The importance of the relationship between a leader and those he may lead is vital. It cannot be overlooked and must not be taken for granted. Whether or not we are speaking about a pastor and the congregation, a king and his subjects, or a Premier and the people, the issue of relationship will be tested.  

Indeed, the relationship between a leader and those being led is most wonderful when it is actually of mutual benefit. That is, when both the leader and the people are blessed. 

Nehemiah 2:1-3  And it came to pass in the month Nisan, in the twentieth year of Artaxerxes the king, that wine was before him: and I took up the wine, and gave it unto the king. Now I had not been beforetime sad in his presence. 

2 Wherefore the king said unto me, Why is thy countenance sad, seeing thou art not sick? This is nothing else but sorrow of heart. Then I was very sore afraid, 

3 And said unto the king, Let the king live for ever: why should not my countenance be sad, when the city, the place of my fathers’ sepulchres, lieth waste, and the gates thereof are consumed with fire?

In the text, the walls of Judah were torn down; they were destroyed. It is important to stress that the walls were not simply in disrepair. They were destroyed. Hence, the city of Jerusalem was in a state of death. There was seemingly no hope. 

Yet, because the news had got to Nehemiah and caused him grief, Nehemiah sought God as to what to do about the situation. Yes, even though Nehemiah himself was in a comfortable place, a place of relative ease, he took upon himself the sorrow of his people. At a time of misery, Nehemiah was strategically placed to be able to help his people. 

In fact, Nehemiah worked in a very trusted place of service unto the King. Nehemiah daily went before the king to serve as the king’s cupbearer. On that particular day, Nehemiah served the king, and the king noticed that Nehemiah looked sad. 

This is a great point to take note of. The king over the land cared for those who cared for him. 

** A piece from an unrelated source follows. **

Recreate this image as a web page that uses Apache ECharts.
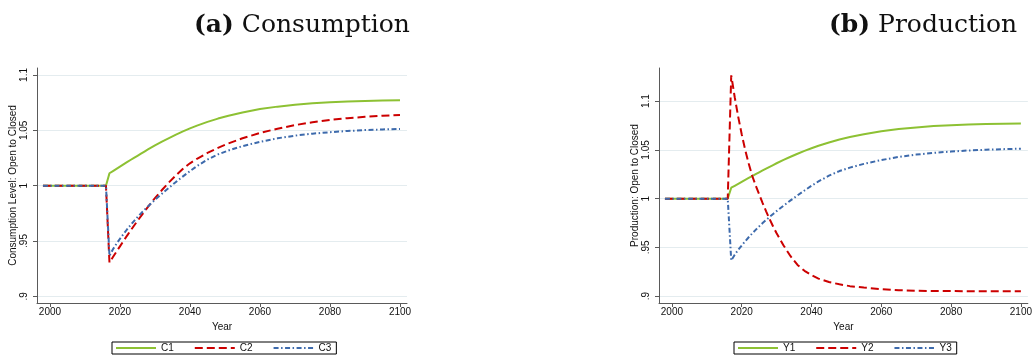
<!DOCTYPE html>
<html>
<head>
<meta charset="utf-8">
<script src="https://cdn.jsdelivr.net/npm/echarts@6/dist/echarts.min.js"></script>
<style>
  html, body { margin: 0; padding: 0; background: #ffffff; }
  #chart { width: 1035px; height: 356px; }
</style>
</head>
<body>
<div id="chart"></div>
<script>
// Simulation years (flat baseline before the 2017 opening)
const years = [1998, 2016, 2017, 2018, 2019, 2020, 2021, 2022, 2023, 2024, 2025, 2026, 2027, 2028, 2029, 2030,
  2032, 2034, 2036, 2038, 2040, 2042, 2045, 2048, 2051, 2055, 2060, 2065, 2070, 2075, 2080, 2085, 2090, 2095, 2100];

// Consumption level, open relative to closed
const c1 = [1, 1, 1.0112, 1.0132, 1.0152, 1.0172, 1.0192, 1.0212, 1.0232, 1.0251, 1.0270, 1.0289, 1.0308, 1.0327, 1.0345, 1.0363,
  1.0397, 1.0430, 1.0461, 1.0490, 1.0517, 1.0542, 1.0576, 1.0606, 1.0632, 1.0661, 1.0692, 1.0714, 1.0731, 1.0744, 1.0753, 1.0760, 1.0765, 1.0769, 1.0772];
const c2 = [1, 1, 0.9305, 0.9355, 0.9404, 0.9452, 0.9500, 0.9547, 0.9593, 0.9638, 0.9682, 0.9725, 0.9767, 0.9808, 0.9848, 0.9887,
  0.9961, 1.0030, 1.0094, 1.0152, 1.0202, 1.0243, 1.0296, 1.0342, 1.0382, 1.0428, 1.0476, 1.0515, 1.0547, 1.0573, 1.0594, 1.0610, 1.0622, 1.0632, 1.0639];
const c3 = [1, 1, 0.9366, 0.9425, 0.9475, 0.9520, 0.9563, 0.9604, 0.9643, 0.9680, 0.9716, 0.9750, 0.9782, 0.9813, 0.9843, 0.9872,
  0.9928, 0.9982, 1.0034, 1.0084, 1.0132, 1.0177, 1.0236, 1.0283, 1.0318, 1.0357, 1.0396, 1.0428, 1.0452, 1.0470, 1.0483, 1.0494, 1.0502, 1.0508, 1.0513];

// Production, open relative to closed
const y1 = [1, 1, 1.0112, 1.0132, 1.0152, 1.0172, 1.0192, 1.0212, 1.0232, 1.0251, 1.0270, 1.0289, 1.0308, 1.0327, 1.0345, 1.0363,
  1.0397, 1.0430, 1.0461, 1.0490, 1.0517, 1.0542, 1.0576, 1.0606, 1.0632, 1.0661, 1.0692, 1.0714, 1.0731, 1.0744, 1.0753, 1.0760, 1.0765, 1.0769, 1.0772];
const y2 = [1, 1, 1.1265, 1.1040, 1.0840, 1.0660, 1.0500, 1.0360, 1.0235, 1.0135, 1.0045, 0.9955, 0.9870, 0.9790, 0.9715, 0.9645,
  0.9520, 0.9410, 0.9320, 0.9260, 0.9215, 0.9180, 0.9145, 0.9122, 0.9103, 0.9088, 0.9072, 0.9062, 0.9056, 0.9053, 0.9052, 0.9051, 0.9050, 0.9050, 0.9050];
const y3 = [1, 1, 0.9366, 0.9425, 0.9475, 0.9520, 0.9563, 0.9604, 0.9643, 0.9680, 0.9716, 0.9750, 0.9782, 0.9813, 0.9843, 0.9872,
  0.9928, 0.9982, 1.0034, 1.0084, 1.0132, 1.0177, 1.0236, 1.0283, 1.0318, 1.0357, 1.0396, 1.0428, 1.0452, 1.0470, 1.0483, 1.0494, 1.0502, 1.0508, 1.0513];

// Axis ticks
const yearTicks = [2000, 2020, 2040, 2060, 2080, 2100];
const levelTicks = [0.9, 0.95, 1, 1.05, 1.1];

const pairs = arr => years.map((yr, i) => [yr, arr[i]]);
const SANS = 'Liberation Sans';
const GREEN = '#8dc133', RED = '#cc0000', BLUE = '#3d6aac';
const styles = {
  solid: { color: GREEN, type: 'solid' },
  dash: { color: RED, type: [8, 4] },
  dashDot: { color: BLUE, type: [5, 2.5, 1.5, 2.5] }
};

function levelLabel(v) {
  const s = String(+v.toFixed(2));
  return s.startsWith('0.') ? s.slice(1) : s;
}

function xAxis(gridIndex) {
  return {
    type: 'value', gridIndex, min: 1996.3, max: 2102,
    name: 'Year', nameLocation: 'middle', nameGap: 17,
    nameTextStyle: { fontFamily: SANS, fontSize: 10, color: '#111' },
    axisLine: { show: true, onZero: false, lineStyle: { color: '#5a5a5a', width: 1 } },
    axisTick: { show: true, length: 4, customValues: yearTicks, lineStyle: { color: '#5a5a5a' } },
    axisLabel: { customValues: yearTicks, fontFamily: SANS, fontSize: 10, color: '#111', margin: 4,
      formatter: v => String(Math.round(v)) },
    splitLine: { show: false }
  };
}

function yAxis(gridIndex, name, min, max) {
  return {
    type: 'value', gridIndex, min, max,
    name, nameLocation: 'middle', nameGap: 19, nameRotate: 90,
    nameTextStyle: { fontFamily: SANS, fontSize: 10, color: '#111' },
    axisLine: { show: true, onZero: false, lineStyle: { color: '#5a5a5a', width: 1 } },
    axisTick: { show: true, length: 4, customValues: levelTicks, lineStyle: { color: '#5a5a5a' } },
    axisLabel: { customValues: levelTicks, rotate: 90, fontFamily: SANS, fontSize: 10, color: '#111', margin: 8,
      formatter: levelLabel },
    splitLine: { show: true, lineStyle: { color: '#e4ecef', width: 1 } }
  };
}

function line(name, data, style, idx) {
  return {
    name, type: 'line', xAxisIndex: idx, yAxisIndex: idx,
    data: pairs(data), symbol: 'none', showSymbol: false, smooth: false,
    lineStyle: { color: style.color, width: 2, type: style.type },
    itemStyle: { color: style.color },
    emphasis: { disabled: true }
  };
}

function legend(names, left) {
  return {
    data: names, left, top: 342, itemWidth: 40, itemHeight: 10, itemGap: 20,
    padding: [1, 5, 1, 3], borderColor: '#000', borderWidth: 1,
    itemStyle: { opacity: 0 },
    textStyle: { fontFamily: SANS, fontSize: 10, color: '#111' }
  };
}

const titleStyle = {
  fontFamily: 'DejaVu Serif', fontSize: 25, fontWeight: 'normal', color: '#111',
  rich: {
    b: { fontFamily: 'DejaVu Serif', fontSize: 25, fontWeight: 'bold', color: '#111' },
    r: { fontFamily: 'DejaVu Serif', fontSize: 25, fontWeight: 'normal', color: '#111' }
  }
};

const chart = echarts.init(document.getElementById('chart'), null, { renderer: 'canvas' });
chart.setOption({
  animation: false,
  backgroundColor: '#ffffff',
  title: [
    { text: '{b|(a)} {r|Consumption}', left: 189, top: 8, textStyle: titleStyle },
    { text: '{b|(b)} {r|Production}', left: 824, top: 8, textStyle: titleStyle }
  ],
  grid: [
    { left: 37, top: 68, width: 370, height: 235 },
    { left: 659, top: 68, width: 369, height: 235 }
  ],
  xAxis: [xAxis(0), xAxis(1)],
  yAxis: [
    yAxis(0, 'Consumption Level: Open to Closed', 0.894, 1.1063),
    yAxis(1, 'Production: Open to Closed', 0.893, 1.134)
  ],
  legend: [legend(['C1', 'C2', 'C3'], 112), legend(['Y1', 'Y2', 'Y3'], 734)],
  series: [
    line('C1', c1, styles.solid, 0),
    line('C2', c2, styles.dash, 0),
    line('C3', c3, styles.dashDot, 0),
    line('Y1', y1, styles.solid, 1),
    line('Y2', y2, styles.dash, 1),
    line('Y3', y3, styles.dashDot, 1)
  ]
});
</script>
</body>
</html>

The king did not merely desire to be served by his servant; he also desired to meet the needs of his servant. The king and Nehemiah were in relationship.

Leaders take note

All leaders should take note of the relationship between the king and Nehemiah. Even though Nehemiah was a servant, he mattered to the king. The king noticed that Nehemiah was sad and inquired as to why Nehemiah was so downcast.  

Here it is!  God used the relationship between the king and his subject to bring about a blessing for many.

The king wanted to know what was going on. Nehemiah told him, and then the king offered to assist in the matter that concerned Nehemiah’s heart. Nehemiah did not have to specifically suggest to the king what to do. 

No, the leader knew what his faithful servant needed to have his need met. 

Leaders should not simply seek to be in relationship with their subjects when it is time for what they want. No, a leader continuously cares for the needs of his people. The moment a leader loses touch with his people, he has just ceased being an effective leader. 

Just as Nehemiah freely approached the king for help, the Christian must likewise freely approach God for help. God is our help! 

God looks upon our countenance, sees what we are going through, and God will supply our needs. 

Just as Nehemiah sought to rebuild the broken and torn-down places, God will restore those broken places in your life. 

You must simply give God your all and come before Him broken and knowing that He will meet your need. 

Just as the King was in place for Nehemiah, God Almighty is in place for you. Respice finem.